# EXERCISE TASK:
Leave out the pictures, and retype only the lines from the beginning of the material through the line that contains "Lead Generation Forms</text>", including both.

###

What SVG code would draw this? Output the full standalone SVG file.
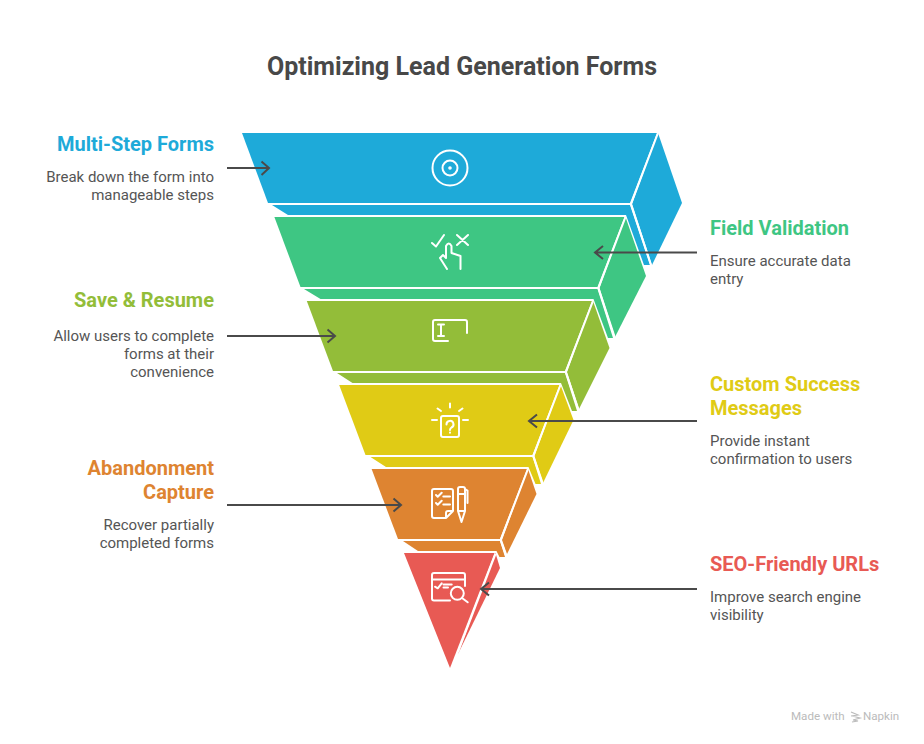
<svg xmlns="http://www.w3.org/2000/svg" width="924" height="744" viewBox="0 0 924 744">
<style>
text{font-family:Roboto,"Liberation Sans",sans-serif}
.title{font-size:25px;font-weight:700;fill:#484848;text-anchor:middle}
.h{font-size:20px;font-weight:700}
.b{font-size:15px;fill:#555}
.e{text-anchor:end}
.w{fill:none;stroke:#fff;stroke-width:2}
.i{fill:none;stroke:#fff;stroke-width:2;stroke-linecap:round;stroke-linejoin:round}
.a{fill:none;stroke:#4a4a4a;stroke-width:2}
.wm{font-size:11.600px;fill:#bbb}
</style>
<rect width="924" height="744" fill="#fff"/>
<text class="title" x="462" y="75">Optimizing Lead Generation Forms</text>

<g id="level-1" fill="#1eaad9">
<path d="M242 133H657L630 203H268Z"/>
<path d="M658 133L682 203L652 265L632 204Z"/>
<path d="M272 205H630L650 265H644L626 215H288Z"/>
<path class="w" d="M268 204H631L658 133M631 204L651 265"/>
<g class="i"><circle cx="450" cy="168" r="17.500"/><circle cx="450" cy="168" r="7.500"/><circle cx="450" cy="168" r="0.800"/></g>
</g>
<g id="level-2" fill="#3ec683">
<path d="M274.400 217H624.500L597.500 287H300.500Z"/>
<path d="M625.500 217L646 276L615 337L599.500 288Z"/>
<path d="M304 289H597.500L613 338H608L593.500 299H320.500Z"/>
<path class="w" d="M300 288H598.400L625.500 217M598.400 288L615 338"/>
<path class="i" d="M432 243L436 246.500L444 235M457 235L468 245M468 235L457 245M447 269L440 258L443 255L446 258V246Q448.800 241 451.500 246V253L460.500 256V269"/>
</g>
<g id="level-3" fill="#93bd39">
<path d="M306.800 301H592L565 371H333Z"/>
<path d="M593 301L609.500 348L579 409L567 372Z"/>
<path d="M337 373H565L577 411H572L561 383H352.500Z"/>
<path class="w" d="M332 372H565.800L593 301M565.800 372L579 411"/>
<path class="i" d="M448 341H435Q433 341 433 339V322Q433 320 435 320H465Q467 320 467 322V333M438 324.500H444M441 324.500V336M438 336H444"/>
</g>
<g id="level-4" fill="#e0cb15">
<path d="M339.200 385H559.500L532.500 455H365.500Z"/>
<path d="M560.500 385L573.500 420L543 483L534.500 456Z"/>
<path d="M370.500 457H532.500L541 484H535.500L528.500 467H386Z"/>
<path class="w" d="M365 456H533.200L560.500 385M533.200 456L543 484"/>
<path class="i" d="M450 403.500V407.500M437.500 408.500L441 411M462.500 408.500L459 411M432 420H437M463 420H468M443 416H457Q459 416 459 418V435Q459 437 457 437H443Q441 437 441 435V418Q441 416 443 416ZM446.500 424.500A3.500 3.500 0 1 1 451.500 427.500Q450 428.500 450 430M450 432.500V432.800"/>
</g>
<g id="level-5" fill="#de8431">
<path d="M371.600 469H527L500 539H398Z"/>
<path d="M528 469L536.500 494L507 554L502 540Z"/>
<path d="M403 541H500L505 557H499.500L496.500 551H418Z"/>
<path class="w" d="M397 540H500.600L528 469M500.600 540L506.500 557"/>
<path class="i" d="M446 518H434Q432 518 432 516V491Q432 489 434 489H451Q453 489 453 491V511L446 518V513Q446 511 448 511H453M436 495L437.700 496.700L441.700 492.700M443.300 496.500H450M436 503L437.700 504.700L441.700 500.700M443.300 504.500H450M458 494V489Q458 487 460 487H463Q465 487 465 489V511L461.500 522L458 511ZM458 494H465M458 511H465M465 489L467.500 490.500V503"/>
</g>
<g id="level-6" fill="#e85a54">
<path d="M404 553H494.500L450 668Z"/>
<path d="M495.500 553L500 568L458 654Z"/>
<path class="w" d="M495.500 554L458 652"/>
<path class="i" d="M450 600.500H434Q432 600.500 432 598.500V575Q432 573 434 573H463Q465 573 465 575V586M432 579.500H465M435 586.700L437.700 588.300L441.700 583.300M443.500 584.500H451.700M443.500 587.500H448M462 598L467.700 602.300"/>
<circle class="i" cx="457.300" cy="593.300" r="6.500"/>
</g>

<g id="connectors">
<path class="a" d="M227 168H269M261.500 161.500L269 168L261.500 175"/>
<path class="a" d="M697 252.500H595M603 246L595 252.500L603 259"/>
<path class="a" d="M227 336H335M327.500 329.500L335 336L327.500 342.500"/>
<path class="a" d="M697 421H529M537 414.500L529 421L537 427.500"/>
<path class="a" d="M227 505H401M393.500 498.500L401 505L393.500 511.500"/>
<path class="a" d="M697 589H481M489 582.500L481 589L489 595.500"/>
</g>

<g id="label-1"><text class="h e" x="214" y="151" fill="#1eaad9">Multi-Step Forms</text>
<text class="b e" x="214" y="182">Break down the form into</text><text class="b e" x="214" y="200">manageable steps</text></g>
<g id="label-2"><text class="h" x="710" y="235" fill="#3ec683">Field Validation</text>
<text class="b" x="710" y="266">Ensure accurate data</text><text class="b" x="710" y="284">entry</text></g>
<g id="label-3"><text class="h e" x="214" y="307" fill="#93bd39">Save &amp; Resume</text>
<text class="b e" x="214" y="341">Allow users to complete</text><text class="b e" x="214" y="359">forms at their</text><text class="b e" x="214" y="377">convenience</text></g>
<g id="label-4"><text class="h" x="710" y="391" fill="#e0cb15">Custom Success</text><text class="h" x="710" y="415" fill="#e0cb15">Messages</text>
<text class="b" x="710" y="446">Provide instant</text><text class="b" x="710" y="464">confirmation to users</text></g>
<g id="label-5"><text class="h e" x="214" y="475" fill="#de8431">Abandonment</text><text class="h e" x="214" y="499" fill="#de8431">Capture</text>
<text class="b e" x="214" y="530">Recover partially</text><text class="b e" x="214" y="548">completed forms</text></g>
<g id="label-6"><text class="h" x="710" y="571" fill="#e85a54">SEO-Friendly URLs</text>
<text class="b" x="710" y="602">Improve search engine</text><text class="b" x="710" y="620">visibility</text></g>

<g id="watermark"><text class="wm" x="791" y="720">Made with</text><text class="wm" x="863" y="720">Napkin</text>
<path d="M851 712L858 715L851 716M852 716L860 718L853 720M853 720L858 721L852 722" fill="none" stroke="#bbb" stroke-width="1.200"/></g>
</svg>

###

# WRITTEN REPLY:
What SVG code would draw this? Output the full standalone SVG file.
<svg xmlns="http://www.w3.org/2000/svg" width="924" height="744" viewBox="0 0 924 744">
<style>
text{font-family:Roboto,"Liberation Sans",sans-serif}
.title{font-size:25px;font-weight:700;fill:#484848;text-anchor:middle}
.h{font-size:20px;font-weight:700}
.b{font-size:15px;fill:#555}
.e{text-anchor:end}
.w{fill:none;stroke:#fff;stroke-width:2}
.i{fill:none;stroke:#fff;stroke-width:2;stroke-linecap:round;stroke-linejoin:round}
.a{fill:none;stroke:#4a4a4a;stroke-width:2}
.wm{font-size:11.600px;fill:#bbb}
</style>
<rect width="924" height="744" fill="#fff"/>
<text class="title" x="462" y="75">Optimizing Lead Generation Forms</text>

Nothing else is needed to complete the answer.